The Wallace H. Coulter Department of Biomedical Engineering
Georgia Institute of Technology & Emory University

Melissa Lambeth Kemp received her B.S. in Nuclear Engineering from MIT and her Ph.D. in Bioengineering from University of Washington. Dr. Kemp joined the faculty at Georgia Tech in 2006 after completing postdoctoral training at MIT. Her expertise is in computational modeling of metabolism and signal transduction, as well as developing statistical modeling tools to examine network relationships in high-dimension datasets. One major aspect of her research program focuses on quantitatively addressing how cells regulate signaling through reactive oxygen species production and reversible thiol modifications; specific applications include transient phosphatase oxidation of kinase cascades, the coordination of oxidative metabolism with stem cell differentiation, and patient-specific differences in cytotoxicity to redox-cycled chemotherapeutics as part of the NCI Cancer Systems Biology Consortium. Her research program also includes a component of developing high-throughput screening methods for assaying cue-signal-response relationships in cells and analytical tools for single cell gene expression.

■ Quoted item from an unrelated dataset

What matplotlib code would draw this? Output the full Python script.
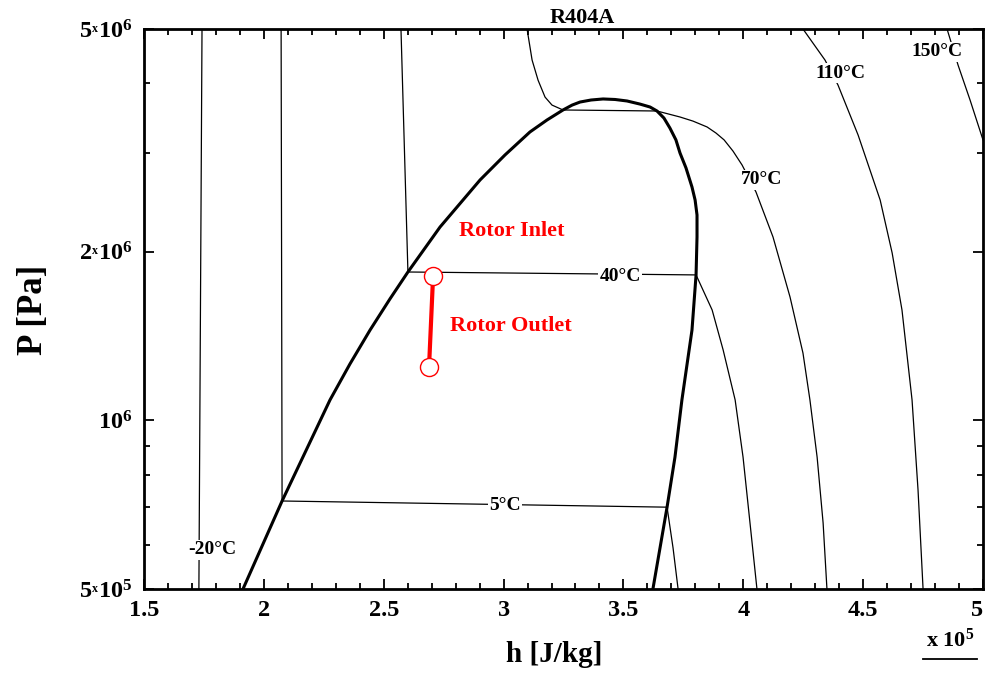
import matplotlib
matplotlib.use('Agg')
import matplotlib.pyplot as plt
from matplotlib.ticker import FixedLocator, NullFormatter
from matplotlib.lines import Line2D

plt.rcParams['font.family'] = ['Liberation Serif', 'DejaVu Serif']
plt.rcParams['font.weight'] = 'bold'
plt.rcParams['mathtext.fontset'] = 'custom'
plt.rcParams['mathtext.rm'] = 'Liberation Serif:bold'
plt.rcParams['mathtext.it'] = 'Liberation Serif:italic:bold'
plt.rcParams['mathtext.bf'] = 'Liberation Serif:bold'

# ---------------- data (h in 1e5 J/kg, P in Pa) ----------------
sat_h = [1.913, 2.076, 2.276, 2.359, 2.443, 2.526, 2.601, 2.735, 2.902, 3.006,
         3.110, 3.181, 3.248, 3.286, 3.319, 3.365, 3.415, 3.465, 3.515, 3.569,
         3.611, 3.640, 3.669, 3.694, 3.719, 3.736, 3.761, 3.786, 3.799, 3.807,
         3.807, 3.803, 3.786, 3.744, 3.715, 3.682, 3.623]
sat_P = [5.00e5, 7.18e5, 1.088e6, 1.261e6, 1.450e6, 1.648e6, 1.841e6, 2.215e6, 2.688e6, 2.979e6,
         3.274e6, 3.439e6, 3.584e6, 3.657e6, 3.703e6, 3.734e6, 3.750e6, 3.742e6, 3.719e6, 3.672e6,
         3.628e6, 3.569e6, 3.467e6, 3.327e6, 3.169e6, 3.003e6, 2.824e6, 2.611e6, 2.475e6, 2.327e6,
         2.126e6, 1.819e6, 1.450e6, 1.088e6, 8.60e5, 7.00e5, 5.00e5]

tm20_h = [1.742, 1.729]
tm20_P = [5.0e6, 5.0e5]

t5_h = [2.072, 2.076, 3.682, 3.707, 3.728]
t5_P = [5.0e6, 7.18e5, 7.00e5, 5.92e5, 5.0e5]

t40_h = [2.572, 2.601, 3.803, 3.870, 3.916, 3.966, 3.999, 4.028, 4.057]
t40_P = [5.0e6, 1.841e6, 1.819e6, 1.575e6, 1.336e6, 1.088e6, 8.60e5, 6.56e5, 5.0e5]

t70_h = [3.098, 3.119, 3.144, 3.173, 3.202, 3.248, 3.640, 3.736, 3.790, 3.849,
         3.886, 3.920, 3.957, 3.995, 4.053, 4.124, 4.195, 4.249, 4.278, 4.308,
         4.333, 4.349]
t70_P = [5.0e6, 4.40e6, 4.05e6, 3.779e6, 3.657e6, 3.584e6, 3.569e6, 3.482e6, 3.424e6, 3.342e6,
         3.260e6, 3.169e6, 3.027e6, 2.858e6, 2.558e6, 2.126e6, 1.661e6, 1.319e6, 1.088e6, 8.60e5,
         6.56e5, 5.0e5]

t110_h = [4.249, 4.341, 4.395, 4.479, 4.571, 4.621, 4.662, 4.704, 4.729, 4.750]
t110_P = [5.0e6, 4.40e6, 3.972e6, 3.233e6, 2.475e6, 1.991e6, 1.575e6, 1.088e6, 7.51e5, 5.0e5]

t150_h = [4.850, 4.896, 4.946, 5.000]
t150_P = [5.0e6, 4.31e6, 3.734e6, 3.169e6]

iso_labels = ['-20°C', '5°C', '40°C', '70°C', '110°C', '150°C']
iso_label_h = [1.784, 3.006, 3.486, 4.078, 4.404, 4.808]
iso_label_P = [5.87e5, 7.06e5, 1.804e6, 2.688e6, 4.17e6, 4.55e6]

rotor_names = ['Rotor Inlet', 'Rotor Outlet']
rotor_h = [2.706, 2.689]
rotor_P = [1.811e6, 1.245e6]
rotor_label_h = [3.035, 3.031]
rotor_label_P = [2.18e6, 1.475e6]

xticks = [1.5, 2, 2.5, 3, 3.5, 4, 4.5, 5]
xtick_labels = ['1.5', '2', '2.5', '3', '3.5', '4', '4.5', '5']
yticks = [5e5, 1e6, 2e6, 5e6]
ytick_labels = [r'$5^{{}_{\mathrm{x}}}10^{5}$', r'$10^{6}$', r'$2^{{}_{\mathrm{x}}}10^{6}$', r'$5^{{}_{\mathrm{x}}}10^{6}$']
yminor = [6e5, 7e5, 8e5, 9e5, 3e6, 4e6]
xminor = [1.6, 1.7, 1.8, 1.9, 2.1, 2.2, 2.3, 2.4, 2.6, 2.7, 2.8, 2.9, 3.1, 3.2, 3.3, 3.4,
          3.6, 3.7, 3.8, 3.9, 4.1, 4.2, 4.3, 4.4, 4.6, 4.7, 4.8, 4.9]

# ---------------- figure ----------------
W, H = 987, 677
fig = plt.figure(figsize=(W / 100, H / 100), dpi=100)
ax = fig.add_axes([144 / W, 1 - 589 / H, (983 - 144) / W, (589 - 29) / H])
ax.set_yscale('log')
ax.set_xlim(1.5, 5.0)
ax.set_ylim(5e5, 5e6)

iso_kw = dict(color='black', lw=0.9, zorder=2)
for hh, pp in [(tm20_h, tm20_P), (t5_h, t5_P), (t40_h, t40_P), (t70_h, t70_P),
               (t110_h, t110_P), (t150_h, t150_P)]:
    ax.plot(hh, pp, **iso_kw)
ax.plot(sat_h, sat_P, color='black', lw=2.2, zorder=3)

for lab, hh, pp in zip(iso_labels, iso_label_h, iso_label_P):
    ax.text(hh, pp, lab, fontsize=14, fontweight='bold', ha='center', va='center',
            zorder=5, bbox=dict(facecolor='white', edgecolor='none', pad=1.0))

ax.plot(rotor_h, rotor_P, color='red', lw=3, zorder=6)
ax.plot(rotor_h, rotor_P, linestyle='none', marker='o', markersize=13,
        markerfacecolor='white', markeredgecolor='red', markeredgewidth=1.0, zorder=7)
for lab, hh, pp in zip(rotor_names, rotor_label_h, rotor_label_P):
    ax.text(hh, pp, lab, fontsize=16, fontweight='bold', color='red',
            ha='center', va='center', zorder=8)

# ticks
ax.xaxis.set_major_locator(FixedLocator(xticks))
ax.set_xticklabels(xtick_labels)
ax.xaxis.set_minor_locator(FixedLocator(xminor))
ax.yaxis.set_major_locator(FixedLocator(yticks))
ax.set_yticklabels(ytick_labels)
ax.yaxis.set_minor_locator(FixedLocator(yminor))
ax.yaxis.set_minor_formatter(NullFormatter())
ax.tick_params(which='both', direction='in', top=True, right=True, width=1.3, colors='black')
ax.tick_params(which='major', length=7, labelsize=17.5, pad=8)
ax.tick_params(which='minor', length=4)
for lbl in ax.get_xticklabels() + ax.get_yticklabels():
    lbl.set_fontweight('bold')
ax.get_xticklabels()[-1].set_horizontalalignment('right')
for sp in ax.spines.values():
    sp.set_linewidth(2.0)

ax.set_xlabel('h [J/kg]', fontsize=21, fontweight='bold')
ax.xaxis.set_label_coords((554 - 144) / (983 - 144), (589 - 641) / (589 - 29))
ax.set_ylabel('P [Pa]', fontsize=25, fontweight='bold')
ax.yaxis.set_label_coords((50 - 144) / (983 - 144), (589 - 310) / (589 - 29))
ax.set_title('R404A', fontsize=16, fontweight='bold', x=(582 - 144) / (983 - 144), pad=4)

fig.text(950 / W, 1 - 640 / H, r'x $10^{5}$', fontsize=16, fontweight='bold',
         ha='center', va='center')
fig.add_artist(Line2D([923 / W, 977 / W], [1 - 659 / H, 1 - 659 / H],
                      color='black', lw=1.3, transform=fig.transFigure))

fig.savefig('out.png', dpi=100)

Dr. Kemp currently serves as Associate Director of the NSF Science and Technology Center “Emergent Behavior of Integrated Cellular Systems”. She has spearheaded the multi-site center’s computational activities by developing agent-based models of context-dependent cellular decisions to generate new hypotheses of intercellular communication in pluripotent stem cell differentiation and emergent patterning. Dr. Kemp’s career honors include a Whitaker Graduate Fellowship, Merck/CSBi postdoctoral fellowship, Georgia Cancer Coalition Distinguished Scholar, NIH New Innovator Award, and the CSB2 Prize for Innovative Measurement Methods from the Council for Systems Biology in Boston.